There have been more than enough reasons over the last six years to move orthodox Anglicans across the Tiber. If the ordination of a divorced, gay, living-in-relationship bishop, blessing of same sex unions, proposed re-writing the prayer book to remove such gender offensive terms as "Father", and persecution in the church and in the courts of the remaining traditionalists in the church aren’t enough to move one to Rome, an ecclesial door opened wider will make no difference. The orthodox who remain have made a committed decision to do so; those who have fled have established their own splinter communions in the hope that what happened to TEC couldn’t possibly happen to them now that the liberals have been weeded out. Splinter traditionalists remain in their own enclaves, dozens of them at last count and still growing.
I have polled my Anglo-Catholic friends to determine why they stay. They all say that they believe what Rome teaches, but....
...they can’t handle the dreadful Catholic liturgy.
....the music in Catholic worship is so bad.
....there isn’t enough preaching.
....the Church has homosexual priests so it’s no better.
....after all, “we’re already Catholic.”
Apropos the last one, with all due respect: I don’t think so, even though I once did.
Catholic is not just a liturgical style of worshipping, and it doesn’t just mean that a denomination has entry into some universal and invisible church. Catholic (Rome gets to define that word since Rome used it first...) means universal and that means unified at least in some basic, dogmatic and doctrinal sense. And it means submitting to the authority of the Pope, not as the first among equals but as the Vicar of Christ.

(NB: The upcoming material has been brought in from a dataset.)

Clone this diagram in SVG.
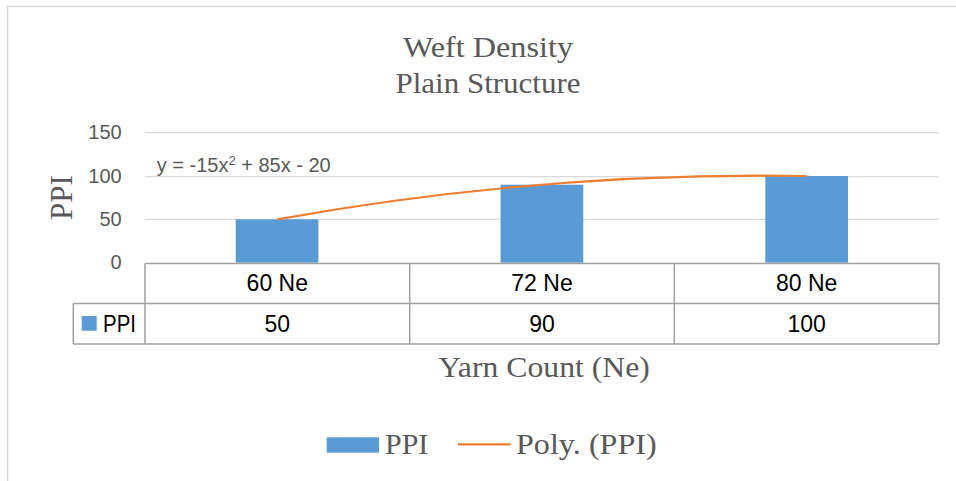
<svg xmlns="http://www.w3.org/2000/svg" width="956" height="481" viewBox="0 0 956 481">
<style>
.serif{font-family:"Liberation Serif","Times New Roman",serif;fill:#595959}
.sans{font-family:"Liberation Sans",Arial,sans-serif}
.ylab{font-size:20px;fill:#595959;text-anchor:end}
.tab{font-size:23px;fill:#000;text-anchor:middle}
.grid{stroke:#d9d9d9;stroke-width:1.2;fill:none}
.tline{stroke:#a0a0a0;stroke-width:1.5;fill:none}
.bar{fill:#5b9bd5}
</style>
<rect width="956" height="481" fill="#fff"/>
<path d="M7.5 490 V6.5 H960" fill="none" stroke="#d9d9d9" stroke-width="1.5"/>
<g id="title">
<text class="serif" x="488" y="56.7" font-size="30" text-anchor="middle" textLength="170" lengthAdjust="spacingAndGlyphs">Weft Density</text>
<text class="serif" x="488" y="93.3" font-size="30" text-anchor="middle" textLength="185" lengthAdjust="spacingAndGlyphs">Plain Structure</text>
</g>
<g id="gridlines">
<line class="grid" x1="145" y1="132.7" x2="939" y2="132.7"/>
<line class="grid" x1="145" y1="176.7" x2="939" y2="176.7"/>
<line class="grid" x1="145" y1="219.3" x2="939" y2="219.3"/>
</g>
<g id="y-axis" class="sans">
<text class="ylab" x="121.7" y="139.4">150</text>
<text class="ylab" x="121.7" y="183.3">100</text>
<text class="ylab" x="121.7" y="226">50</text>
<text class="ylab" x="121.7" y="269.3">0</text>
<text class="serif" transform="translate(71.7 197.5) rotate(-90)" font-size="31" text-anchor="middle">PPI</text>
</g>
<g id="bars">
<rect id="bar-60" class="bar" x="235.7" y="219.3" width="82.7" height="43.4"/>
<rect id="bar-72" class="bar" x="500.6" y="184.7" width="82.7" height="78"/>
<rect id="bar-80" class="bar" x="765.3" y="176" width="82.7" height="86.7"/>
</g>
<g id="connectors">
<path id="trendline" d="M277.3 219.3 Q542 171.7 806.7 176" fill="none" stroke="#ed7d31" stroke-width="2.2"/>
</g>
<text id="equation" class="sans" x="156.7" y="171.7" font-size="20" fill="#595959">y = -15x<tspan dy="-7" font-size="13">2</tspan><tspan dy="7"> + 85x - 20</tspan></text>
<g id="data-table" class="sans">
<path class="tline" d="M145 263.5 H939 M73.3 303.5 H939 M73.3 344 H939 M145 263.5 V344 M409.7 263.5 V344 M674.3 263.5 V344 M939 263.5 V344 M73.3 303.5 V344"/>
<text class="tab" x="277.3" y="291">60 Ne</text>
<text class="tab" x="542" y="291">72 Ne</text>
<text class="tab" x="806.7" y="291">80 Ne</text>
<rect class="bar" x="81.7" y="316" width="15" height="14.7"/>
<text x="103" y="331.5" font-size="23" fill="#000" textLength="33" lengthAdjust="spacingAndGlyphs">PPI</text>
<text class="tab" x="277.3" y="331.7">50</text>
<text class="tab" x="542" y="331.7">90</text>
<text class="tab" x="806.7" y="331.7">100</text>
</g>
<text id="x-axis-title" class="serif" x="544" y="376.7" font-size="30" text-anchor="middle" textLength="211.7" lengthAdjust="spacingAndGlyphs">Yarn Count (Ne)</text>
<g id="legend">
<rect class="bar" x="326.7" y="437.3" width="52.3" height="15.4"/>
<text class="serif" x="385" y="454.3" font-size="30" textLength="43.3" lengthAdjust="spacingAndGlyphs">PPI</text>
<line x1="458" y1="444.3" x2="510.7" y2="444.3" stroke="#ed7d31" stroke-width="2.2"/>
<text class="serif" x="516" y="454.3" font-size="30" textLength="140.7" lengthAdjust="spacingAndGlyphs">Poly. (PPI)</text>
</g>
</svg>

Anglicans are Anglicans and Catholics are Catholics and despite the Pope’s gesture, a great gulf remains. And it is the same gulf that separates all Protestants from the fullness of the faith: obedience to Rome. Get right down to it, and most Anglicans treasure their independence, their right to make decisions themselves about the contours of what faith really is and what it requires and permits. How else could a denomination contain polar opposite and mutually exclusive theologies and claim to be in communion with each other, let alone Rome?
A friend who is a vestryman of his TEC parish put it this way: “I have no duty to be obedient to any Bishop except my own, and him only when he’s right.”
Ultimately, swimming the Tiber means recognizing the duty of obedience. It means putting down the reins of life and giving them over in faith to a long Apostolic tradition, and the men who keep it whole and relevant on behalf of Him who established it.
I long ago realized that there is much I cannot do in my Christian life. I’m not cut out to be a missionary. I’m too cowardly to be a martyr. I passed up the chance to raise a passel of Christian children. I just don’t possess heroic virtue of any sort.
But what I can be is present in the Church that Christ established, and by logic alone, that cannot be the Episcopal church, or the Baptist, or the Presbyterian or some invisible entity--it must be the Catholic Church. Be there I can, and there I will work out the remaining details of my life under her guidance and inspiration. But to dive into those waters, I had to give up on the idea that I retain any voice in determining what is true in the theological sphere. I had to trust my Pope, my bishops, my pastor to lead me to even greater appreciation of Christ, the Truth He is and the Truth He preached, His Church and my own vocation. I had to sacrifice the most essential parts of my hard-headed, stubborn self to swim that river. I had to trust Christ and what He promised for His Church ans His folowers.
Seems like I have heard that somewhere before.